Although he did not live to see the eruption of the Eurozone crisis, Friedman predicted with admirable clarity why Europe’s monetary union would lead to nothing less than misery for the continent. Friedman recognized that the drive for a common European currency was based on politics, not economics. In 1997, Friedman made his case against the monetary union.

One of his chief criticisms was that the Euro area was not an optimal currency zone, where using the same currency across the regions would create the greatest economic benefit.

“Europe’s common market exemplifies a situation that is unfavorable to a common currency. It is composed of separate nations, whose residents speak different languages, have different customs, and have far greater loyalty and attachment to their own country than to the common market or to the idea of ‘Europe.’ Despite being a free trade area, goods move less freely than in the United States, and so does capital,” Friedman wrote.

Aside from the cultural and political problems the Euro would throw up, Friedman argued European economies gave too much room for state intervention for the project to work. European labor laws make it more difficult to hire and fire workers meaning the market is less able to respond to shocks. Furthermore, a common currency means countries like Greece are unable to devalue and make their exports more competitive.

“Regulation of industrial and employment practices is more extensive than in the United States, and differs far more from country to country than from American state to American state. As a result, wages and prices in Europe are more rigid, and labor less mobile.
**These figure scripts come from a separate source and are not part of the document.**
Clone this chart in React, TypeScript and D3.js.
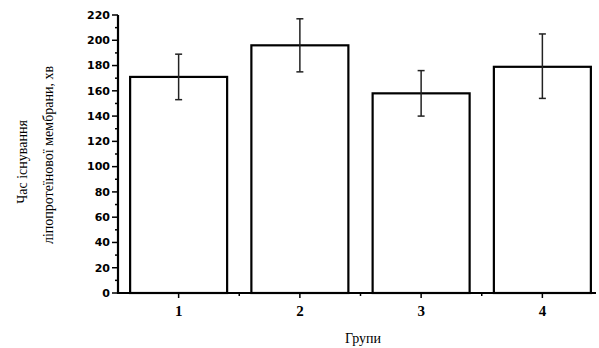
import React from 'react';
import * as d3 from 'd3';

const groups = [1, 2, 3, 4];
const means = [171, 196, 158, 179];
const errUp = [189, 217, 176, 205];
const errDown = [153, 175, 140, 154];
const yTicks = [0, 20, 40, 60, 80, 100, 120, 140, 160, 180, 200, 220];

const App = () => {
  const ref = React.useRef<SVGSVGElement>(null);

  React.useEffect(() => {
    const svg = d3.select(ref.current);
    svg.selectAll('*').remove();

    const left = 118;
    const bottom = 293;
    const top = 15;

    const x = d3.scaleLinear().domain([0.5, 4.5]).range([left, left + 485]);
    const y = d3.scaleLinear().domain([0, 220]).range([bottom, top]);
    const bw = (x(1) - x(0.5)) * 2 * 0.8;

    // bars
    svg.selectAll('rect.bar')
      .data(groups)
      .enter().append('rect')
      .attr('class', 'bar')
      .attr('x', (d) => x(d) - bw / 2)
      .attr('y', (d, i) => y(means[i]))
      .attr('width', bw)
      .attr('height', (d, i) => bottom - y(means[i]))
      .attr('fill', 'white')
      .attr('stroke', '#000')
      .attr('stroke-width', 2.2);

    // error bars
    const eb = svg.append('g').attr('stroke', '#222').attr('stroke-width', 1.5);
    groups.forEach((g, i) => {
      eb.append('line').attr('x1', x(g)).attr('x2', x(g))
        .attr('y1', y(errUp[i])).attr('y2', y(errDown[i]));
      [errUp[i], errDown[i]].forEach((v) => {
        eb.append('line').attr('x1', x(g) - 3.5).attr('x2', x(g) + 3.5)
          .attr('y1', y(v)).attr('y2', y(v));
      });
    });

    // y axis
    const ya = svg.append('g');
    ya.append('line').attr('x1', left).attr('x2', left)
      .attr('y1', y(220)).attr('y2', bottom + 1)
      .attr('stroke', '#000').attr('stroke-width', 2.2);
    d3.range(0, 221, 10).forEach((v) => {
      const major = v % 20 === 0;
      ya.append('line').attr('x1', left - (major ? 6 : 3)).attr('x2', left)
        .attr('y1', y(v)).attr('y2', y(v))
        .attr('stroke', '#000').attr('stroke-width', 1.5);
    });
    ya.selectAll('text')
      .data(yTicks)
      .enter().append('text')
      .attr('x', left - 8)
      .attr('y', (d) => y(d))
      .attr('dy', '0.35em')
      .attr('text-anchor', 'end')
      .attr('font-family', 'DejaVu Sans, sans-serif')
      .attr('font-weight', 'bold')
      .attr('font-size', 11)
      .text((d) => d);

    // x axis
    const xa = svg.append('g');
    xa.append('line').attr('x1', left - 1).attr('x2', 596)
      .attr('y1', bottom).attr('y2', bottom)
      .attr('stroke', '#000').attr('stroke-width', 2.2);
    [1, 1.5, 2, 2.5, 3, 3.5, 4].forEach((v) => {
      const major = Number.isInteger(v);
      xa.append('line').attr('x1', x(v)).attr('x2', x(v))
        .attr('y1', bottom).attr('y2', bottom + (major ? 5 : 3))
        .attr('stroke', '#000').attr('stroke-width', 1.5);
    });
    xa.selectAll('text')
      .data(groups)
      .enter().append('text')
      .attr('x', (d) => x(d))
      .attr('y', 316)
      .attr('text-anchor', 'middle')
      .attr('font-family', 'Liberation Serif, serif')
      .attr('font-weight', 'bold')
      .attr('font-size', 15)
      .text((d) => d);

    svg.append('text')
      .attr('x', 363).attr('y', 343)
      .attr('text-anchor', 'middle')
      .attr('font-family', 'Liberation Serif, serif')
      .attr('font-size', 14)
      .text('Групи');

    // y label
    svg.append('text')
      .attr('transform', 'translate(27,162) rotate(-90)')
      .attr('text-anchor', 'middle')
      .attr('font-family', 'Liberation Serif, serif')
      .attr('font-size', 14)
      .text('Час існування');
    svg.append('text')
      .attr('transform', 'translate(53,155) rotate(-90)')
      .attr('text-anchor', 'middle')
      .attr('font-family', 'Liberation Serif, serif')
      .attr('font-size', 14)
      .text('ліпопротеїнової мембрани, хв');
  }, []);

  return (
    <svg ref={ref} width={599} height={348}
      style={{ position: 'absolute', left: 0, top: 0, background: '#fff' }} />
  );
};

export default App;
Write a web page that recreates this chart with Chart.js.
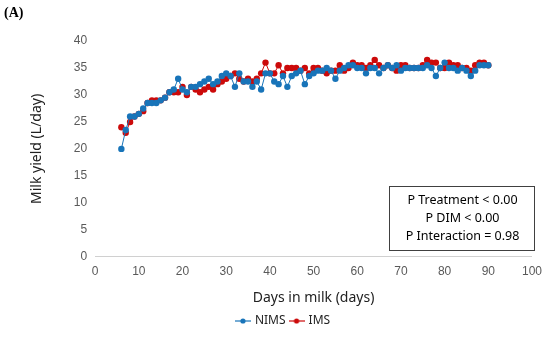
<!DOCTYPE html>
<html>
<head>
<meta charset="utf-8">
<script src="https://cdn.jsdelivr.net/npm/chart.js@4"></script>
<style>
  html, body { margin: 0; padding: 0; background: #fff; }
</style>
</head>
<body>
<canvas id="milkChart" width="550" height="337"></canvas>
<script>
// days in milk 6..90
const days = [6,7,8,9,10,11,12,13,14,15,16,17,18,19,20,21,22,23,24,25,26,27,28,29,30,31,32,33,34,35,36,37,38,39,40,41,42,43,44,45,46,47,48,49,50,51,52,53,54,55,56,57,58,59,60,61,62,63,64,65,66,67,68,69,70,71,72,73,74,75,76,77,78,79,80,81,82,83,84,85,86,87,88,89,90];

const nims = [20,23.5,26,26,26.5,27.5,28.5,28.5,28.5,29,29.5,30.5,31,33,31,30.5,31.5,31.5,32,32.5,33,32,32.5,33.5,34,33.5,31.5,34,32.5,32.5,31.5,32.5,31,34,34,32.5,32,33.5,31.5,33.5,34,34.5,32,33.5,34,34.5,34.5,35,34.5,33,34.5,35,35.5,35.5,35,35,34,35,35,34,35,35.5,35,35.5,34.5,35,35,35,35,35,35.5,35,33.5,35,36,35,35,34.5,35,34.5,33.5,34.5,35.5,35.5,35.5];

const ims = [24,23,25,26,26.5,27,28.5,29,29,29,29.5,30.5,30.5,30.5,31.5,30,31.5,31,30.5,31,31.5,31,32,32.5,33,33.5,34,33,32.5,33,32.5,33,34,36,34,34,35.5,34,35,35,35,34.5,35,34,35,35,34.5,34,34.5,34.5,35.5,34.5,35,36,35.5,35.5,35,35.5,36.5,35.5,35,35.5,35,34.5,35.5,35.5,35,35,35,35.5,36.5,36,36,35,35,36,35.5,35.5,35,35,34.5,35.5,36,36,35.5];

const seriesNames = ['NIMS', 'IMS'];
const seriesColors = ['#1874b9', '#cc0a0a'];
const statsLines = ['P Treatment < 0.00', 'P DIM < 0.00', 'P Interaction = 0.98'];

function toPoints(vals) {
    return days.map((d, i) => ({ x: d, y: vals[i] }));
}

// small line-with-dot marker for the legend
function legendMarker(color) {
    const c = document.createElement('canvas');
    c.width = 16; c.height = 8;
    const g = c.getContext('2d');
    g.strokeStyle = color; g.lineWidth = 1.2;
    g.beginPath(); g.moveTo(0, 4); g.lineTo(16, 4); g.stroke();
    g.fillStyle = color;
    g.beginPath(); g.arc(8, 4, 2.6, 0, Math.PI * 2); g.fill();
    return c;
}

const extras = {
    id: 'extras',
    afterDraw(chart) {
        const ctx = chart.ctx;
        ctx.save();
        // panel label
        ctx.fillStyle = '#000';
        ctx.font = 'bold 14px "Liberation Serif", serif';
        ctx.textBaseline = 'top';
        ctx.textAlign = 'left';
        ctx.fillText('(A)', 4, 6);
        // stats box
        const bx = 389, by = 186, bw = 145, bh = 64;
        ctx.fillStyle = '#fff';
        ctx.fillRect(bx, by, bw, bh);
        ctx.strokeStyle = '#404040';
        ctx.lineWidth = 1;
        ctx.strokeRect(bx + 0.5, by + 0.5, bw, bh);
        ctx.fillStyle = '#000';
        ctx.font = '12.5px "Noto Sans", sans-serif';
        ctx.textAlign = 'center';
        ctx.textBaseline = 'middle';
        statsLines.forEach((t, i) => {
            ctx.fillText(t, bx + bw / 2 + 1, by + 14 + i * 18);
        });
        ctx.restore();
    }
};

const ctx = document.getElementById('milkChart').getContext('2d');
new Chart(ctx, {
    type: 'line',
    data: {
        datasets: [nims, ims].map((vals, i) => ({
            label: seriesNames[i],
            data: toPoints(vals),
            borderColor: seriesColors[i],
            backgroundColor: seriesColors[i],
            borderWidth: 1,
            pointRadius: 3.2,
            pointBorderWidth: 0,
            pointStyle: 'circle',
            tension: 0
        }))
    },
    options: {
        responsive: false,
        animation: false,
        layout: { padding: { top: 41, right: 8, left: 25, bottom: 0 } },
        scales: {
            x: {
                type: 'linear',
                min: 0, max: 100,
                grid: { display: false, drawTicks: false },
                border: { color: '#d0d0d0' },
                ticks: { stepSize: 10, maxRotation: 0, color: '#595959', padding: 8, font: { size: 12, family: 'Liberation Sans' } },
                title: { display: true, text: 'Days in milk (days)', color: '#222', font: { size: 14, family: 'Noto Sans' }, padding: { top: 2 } }
            },
            y: {
                min: 0, max: 40,
                grid: { display: false, drawTicks: false },
                border: { display: false },
                ticks: { stepSize: 5, color: '#595959', padding: 8, font: { size: 12, family: 'Liberation Sans' } },
                title: { display: true, text: 'Milk yield (L/day)', color: '#222', font: { size: 14, family: 'Noto Sans' }, padding: { bottom: 20 } }
            }
        },
        plugins: {
            legend: {
                position: 'bottom',
                labels: {
                    usePointStyle: true,
                    color: '#222',
                    padding: 5,
                    font: { size: 12, family: 'Noto Sans' },
                    generateLabels(chart) {
                        return Chart.defaults.plugins.legend.labels.generateLabels(chart).map(l => {
                            l.pointStyle = legendMarker(seriesColors[l.datasetIndex]);
                            return l;
                        });
                    }
                }
            },
            tooltip: { enabled: false }
        }
    },
    plugins: [extras]
});
</script>
</body>
</html>
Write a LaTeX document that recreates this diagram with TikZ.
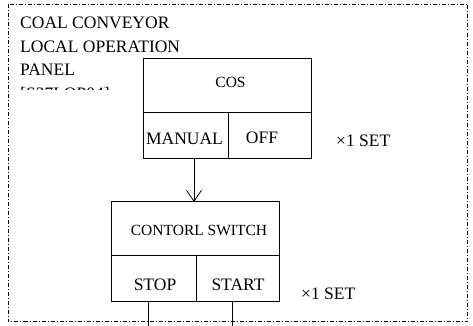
\documentclass[tikz,border=0pt]{standalone}
\usepackage{fontspec}
\setmainfont{Liberation Serif}
\usetikzlibrary{arrows.meta}
\begin{document}
\begin{tikzpicture}[x=1pt,y=-1pt,
  cell/.style={draw, line width=0.8pt, inner sep=0pt, anchor=north west},
  big/.style={font=\fontsize{17.5}{20}\selectfont, inner sep=0pt, anchor=base},
  bigleft/.style={font=\fontsize{17.5}{20}\selectfont, inner sep=0pt, anchor=base west},
  small/.style={font=\fontsize{15.5}{18}\selectfont, inner sep=0pt, anchor=base},
  frame/.style={line width=0.8pt, dash pattern=on 4pt off 2pt on 1pt off 2pt},
  wire/.style={line width=0.8pt}]
\useasboundingbox (0,0) rectangle (473,326);
% frame
\draw[frame] (8,4) rectangle (467.5,321.5);
% title text
\node[bigleft] (t1) at (20,29) {COAL CONVEYOR};
\node[bigleft] (t2) at (20,53) {LOCAL OPERATION};
\node[bigleft] (t3) at (20,76) {PANEL};
\begin{scope}
  \clip (0,0) rectangle (140,89.5);
  \node[bigleft] (t4) at (20,99.5) {[S27LOP04]};
\end{scope}
% COS box
\node[cell, minimum width=168pt, minimum height=54pt] (cos) at (143,58) {};
\node[cell, minimum width=85pt, minimum height=46pt] (manual) at (143,112) {};
\node[cell, minimum width=83pt, minimum height=46pt] (off) at (228,112) {};
\node[small] (costext) at (230.5,88) {COS};
\node[big] (manualtext) at (184.5,144) {MANUAL};
\node[big] (offtext) at (262,143.5) {OFF};
\node[bigleft] (set1) at (336,146) {×1 SET};
% control switch box
\node[cell, minimum width=168pt, minimum height=54pt] (ctrl) at (111,201) {};
\node[cell, minimum width=85pt, minimum height=46pt] (stop) at (111,255) {};
\node[cell, minimum width=83pt, minimum height=46pt] (start) at (196,255) {};
\node[small] (ctrltext) at (199,235) {CONTORL SWITCH};
\node[big] (stoptext) at (155,290) {STOP};
\node[big] (starttext) at (238,290) {START};
\node[bigleft] (set2) at (301,299) {×1 SET};
% connectors
\draw[wire, -{Straight Barb[length=11pt,width=15pt,line width=0.8pt]}]
  ([xshift=51pt]manual.south west) -- ([xshift=83pt,yshift=-1pt]ctrl.north west);
\coordinate (e1) at (148,326);
\coordinate (e2) at (232,326);
\draw[wire] ([xshift=37pt]stop.south west) -- (e1);
\draw[wire] ([xshift=36pt]start.south west) -- (e2);
\end{tikzpicture}
\end{document}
In those circumstances, flexible exchange rates provide an extremely useful adjustment mechanism,” said Friedman.

Indeed, somethings haven’t changed at all since Friedman’s critique was published. “As of today, a subgroup of the European Union — perhaps Germany, the Benelux countries, and Austria — come closer to satisfying the conditions favorable to a common currency than does the EU as a whole,” Friedman wrote. That statement is as true today as it was then.

Finally, Friedman predicted that the Euro, far from being a mechanism for bringing Europe together could, in fact, achieve the exact opposite.

“It would exacerbate political tensions by converting divergent shocks that could have been readily accommodated by exchange rate changes into divisive political issues. Political unity can pave the way for monetary unity. Monetary unity imposed under unfavorable conditions will prove a barrier to the achievement of political unity.”

With the election of the radical socialist party Syriza in Greece and rise of far left and right wing nationalist parties across Europe the Eurozone and wider European Union project is in greater danger than it has ever been.